The following is how I have proceeded Here, $$B^2=\begin{bmatrix} 0&0&1\\ 0&1&0\\ 1&0&0\\ \end{bmatrix}.$$
$$B^3=\begin{bmatrix} 1&0&0\\ 0&0&1\\ 0&1&0\\ \end{bmatrix}.$$ And, $B^4=B$, $B^5=B^2$ and so on.
Hence, we can say that the degree of p(B) $\le$ 3.
Since every power of $B$ greater than $3$ can be written as a power of $B$ less than or equal to $3$, every polynomial in $B$ can be reduced to $P+ QB+ RB^2+ SB^3$. That is, every such polynomial can be identified with the quadruple of numbers $(P, Q, R, S)$. So, what is the dimension of this space? How do I proceed now?
The characteristic polynomial of $B$ can be calculated to be $$1-t^3 = -(t-1)\left(t - \frac{1+i\sqrt{3}}2\right)\left(t - \frac{1-i\sqrt{3}}2\right)$$
so $B$ has three distinct eigenvalues. Therefore, the minimal polynomial of $B$ is $m_B(x) = x^3-1$.
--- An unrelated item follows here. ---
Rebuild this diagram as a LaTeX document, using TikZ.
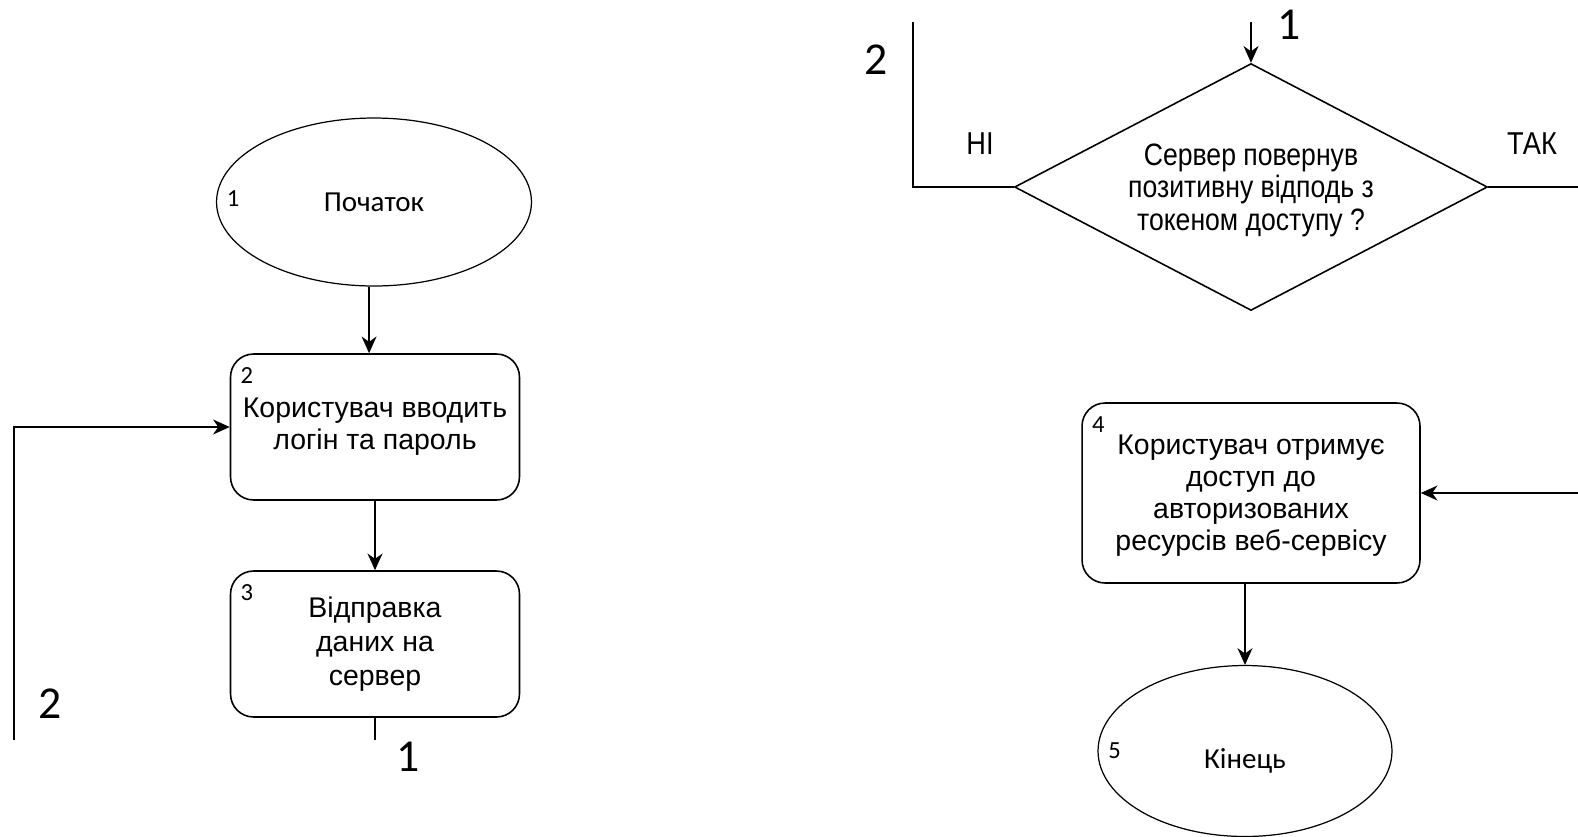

This implies that the set $\{I, B, B^2\}$ is linearly independent (otherwise there would exist a nonzero polynomial of degree $\le 2$ annihilating $B$).
On the other hand, for every $p \in \mathbb{R}[x]$ there exists unique $q, r \in \mathbb{R}[x]$ such that $p = m_B q + r$ and $\deg r < \deg m_A = 3$.
Now we have $p(B) = m_A(B)q(B) + r(B) = r(B)$ so we see that every element of $W$ can be expressed as $r(B)$ with $\deg r \le 2$.
Therefore $\{I, B, B^2\}$ is a basis for $W$ so $\dim W = 3$.